The conviction of Ghislaine Maxwell will remain intact after a judge denied Jeffery Epstein’s sex trafficking accomplice a new trial.
Maxwell’s legal team was pushing for a mistrial after a juror revealed after the trial that he was the victim of child sex abuse.
Judge Alison J. Nathan made the ruling after hearing testimony from juror number 50, also known as Scotty David.
The ruling came just weeks after Nathan questioned David under oath about statements he had made to the press in the days after the trial concluded.
During that hearing, the juror, who was given immunity from prosecution in order to compel him to speak, told the court that he “skimmed way too fast” through the pre-trial jury questionnaire, the Associated Press reported.
The juror said that the reason he “flew through” the questionnaire was that he was “super-distracted” by the happening in the courtroom at the time, the BBC added.
“This is one of the biggest mistakes I have made in my life,” the juror reportedly said.
Specifically, the juror answered questions from the court about one of his answers on the questionnaire that contradicted his press interviews.
Question number 48 asked: “[have] you or a friend or family member ever been the victim of sexual harassment, sexual abuse, or sexual assault?”
The juror replied “no” on the form, but then told the press in interviews that he did not remember being asked the question.
He said further that he had, in fact, been sexually abused as a child, and that his experiences helped sway the jury toward conviction during deliberation.
The juror told the court that if he could “go back and change everything” and take the time to read through the questions appropriately, “I would in a heartbeat.”
“I didn’t lie in order to get on this jury,” he said.
In her ruling, Judge Nathan concluded that the juror’s “lack of attention and care in responding accurately to every question on the questionnaire is regrettable, but the court is confident that the failure to disclose was not deliberate,” The New York Times reported.
The jury system “does not exclude individuals with experiences similar to the issues at trial when those individuals can serve fairly and impartially,” she wrote, and the question at hand was whether he “[had] the ability to decide the case based only on the evidence presented in court, not extraneous information, and without bias.”

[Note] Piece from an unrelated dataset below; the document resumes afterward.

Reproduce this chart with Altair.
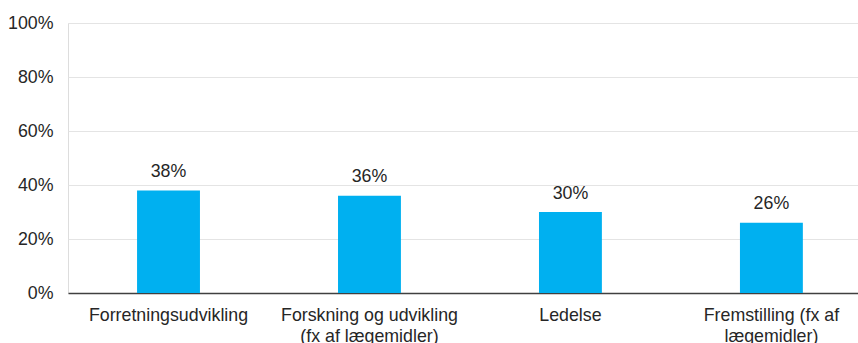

When questioned under oath at the hearing, the juror answered questions “frankly and honestly, even when the answers he gave were the cause of personal embarrassment and regret,” she continued, via AP.
“His tone, demeanor, and responsiveness gave no indication of false testimony.”
“The court further concludes that Juror 50 harbored no bias toward the defendant and could serve as a fair and impartial juror,” Nathan wrote, via BBC.
“Juror 50 does not consider himself a victim and does not let his past define him,” Todd Spodek, the juror’s lawyer, said in a statement, via NYT.
“He listened to the evidence and was fair and impartial.
“This is what justice requires, not more.”
Maxwell’s lawyers objected to the court denying Maxwell a new trial, and not being able to question the juror during the hearing.
“This strong issue, among many other issues, will be presented to the Court of Appeals and we are optimistic about Ms. Maxwell’s success on appeal,” Maxwell’s lawyer Bobbi Sternheim said.
Maxwell was found guilty on December 29, 2021, on five of six counts, after she trafficked young girls for billionaire and convicted sex offender Jeffrey Epstein.
After her failed attempts at getting a new trial, Maxwell’s only hope left of a reduced sentence would be to cooperate with prosecutors and reveal the names of other accomplices in Epstein’s sex trafficking ring.